Electric car charging stations could soon be on more New York City street corners following the release of what amounts to a complete roadmap for plugging in whole communities.
In a major push to prepare for growth in the sector, the Northeast Electric Vehicle Network — a group of 11 states working to promote the installation of Electric Vehicle charging stations — has released reports authored by WXY Architecture + Urban Design to help communities, employers, property owners, and local residents figure out the best way forward.
The guides aim to spur states and municipalities to build more places to plug in an EV and allow for a future of anywhere, anytime vehicle charging.
“The true promise of electric vehicles is that EV drivers should be able to charge their cars anytime and anywhere, by simply plugging into the utility grid,” said Adam Lubinsky, WXY’s managing principal.
According to Lubinsky, incorporation of charging stations and electric vehicle supply equipment (EVSE) infrastructure will be a critical element of city planning, from large-scale neighborhood plans to smaller properties and sites.
While electric vehicles remain a new technology, states and local communities in the Northeast have been moving to maximize the potential environmental and economic benefits that EVs can provide.
More than twice as many plug-in electric vehicles were sold in the first 24 months of production than hybrids in their first 24 months of production, according to federal statistics.
In New York, Governor Andrew Cuomo has proposed a statewide network of 3,000 public and workplace charging stations through the new Charge New York program.
And Mayor Michael Bloomberg has called for the installation of 10,000 charging spots for electric vehicles over the next seven years in the city.
Already ChargePoint, a private provider of EV charging stations, has installed the first of an estimated 80 city stations it will create in the Solaire, an eco-friendly apartment building in Battery Park City.
“This type of commitment from the TCI members to create an electric vehicle infrastructure throughout the Northeast will help reduce the region’s reliance on fossil fuels and be beneficial to the environment,” said Francis J. Murray Jr., CEO and president of NYSERDA which, along with the Transportation and Climate Initiative requested the new report as part of a $1 million U.S. Department of Energy grant supporting EV readiness in the Northeast and Mid-Atlantic region.
The report notes that an estimated 80% to 90% of EV charging now takes place at single-family homes.

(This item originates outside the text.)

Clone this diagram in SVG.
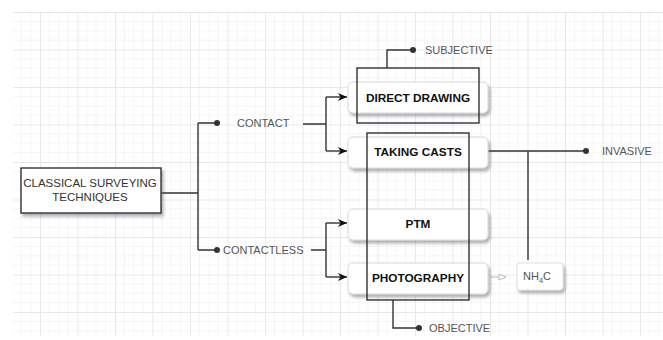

That will change as more charging places are available in shared private places, such as offices, apartment buildings and fleet deports, as well as public places like downtown parking lots and highway rest stops, among others.
“These places are critical to establishing a full network of charging options,” says Lubinsky. “As more charging options arise, the more likely are companies and consumers to make the switch to electric vehicles.”